The Probability of You Being Wrong is Higher Than You Think

The problem with people, is we don’t think that we are wrong nearly enough. It seems the more we consider ourselves an expert in something the less we think we will be wrong in that subject.

Imagine you are a Harvard Business School graduate, it’s safe to say you would be an expert in business. Having spent years of studying case studies by some of the best business minds in the world.

Professor Amar Bhide studied 400 Harvard Business School graduates, who went on to start their own companies.

Anyone who has studied business knows that startup businesses are quite unlikely to succeed. As expected, most of the Harvard graduate’s companies did fail. 

But the few companies that did survive had an interesting thing in common.

93% of these successful companies had to completely abandon their original strategies in order to stay viable.

That basically means they were wrong. What they thought was going to work when they started the company, didn’t actually work at all. 

I can certainly relate to this finding. Being wrong is quite normal and is more common than we think.

I’ve just finished watching Ken Roczen win the Glendale Supercross race in California. Ken was aboard a Honda CRF 450. Honda has been a dominant force in off-road motorcycles for decades.

But Honda’s beginning into the dirt bike market was a complete accident and a great example of how the original assumptions and strategy was wrong.

Honda had been very successful in making 50cc commuter motorcycles that were very common in Japan & other parts of Asia. 

But Honda had a grand vision of taking on the American market. They felt they could capture 10% of the US market and increase it by 5% per annum.

Their market research indicated that Americans wanted big highway motorcycles and that cost was not important to the US motorcycle consumer.

So in 1959 Honda developed the Dream 250cc and 305cc motorcycles and tasked Kihachiro Kawashima to sell them to Americans.

Things did not go well. Dealers wouldn’t even consider selling a Japanese motorcycle. But Kihachiro did manage to sell a couple of hundred motorcycles. 

But then the problems really started. The Japanese had underestimated how demanding the US consumer was on these motorcycles. They were horribly unreliable and the warrantee repairs bills were costing Honda a fortune.

In the weekends, Kihachiro and his three coworkers would take their Honda commuter motorcycles into the California desert and ride around the hills. Every time they did this, they were stopped by other motorcyclists who inquired about the 50cc super cubs they were riding.

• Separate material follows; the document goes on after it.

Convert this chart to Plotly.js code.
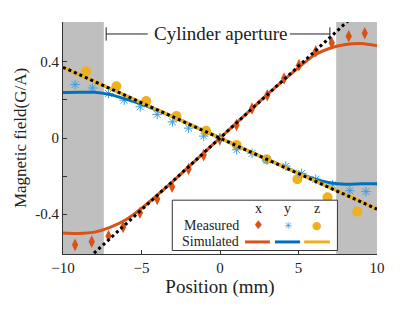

They started making sales of these 50cc commuter motorcycles. They were light and manoeuvrable and 70% cheaper than existing motorcycles.

Offroad motorcycles were not yet a thing in the 1960s. The closest thing to a dirtbike that most people had seen was Steve McQueen jumping a heavy Triumph over a barbed-wire fence in the movie The Great Escape.

A new form of motorcycling was emerging and it was a new kind of customer that Honda had not considered. These were casual motorcyclists, they were not enthusiasts who committed large chunks of their income to their hobby.

These new customers just wanted to have some fun. Honda had lots of expertise in making cheap manoeuvrable motorcycles which were a perfect fit for these new consumers.

Eventually, Kihachiro Kawashima was able to convince the managers in Japan to change their strategy. It started with the 50cc super cub, but Honda stopped trying to copy Triumph, Moto Guzzi & Harley Davison at their own game. 

They instead embarked on a completely unique journey only they could pull off. That of low-cost manufacturing combined with new types of motorcycles.

A lot of successful things happen by accident because we can’t see everything in the future and our assumptions are often wrong.

That’s fine, as long as we’re willing to change our minds & our strategy.

Next time you’re in a debate with someone about politics, religion, the environment or the kid’s bedtime routine. 

Just consider that maybe the probability of you being wrong is higher than you think.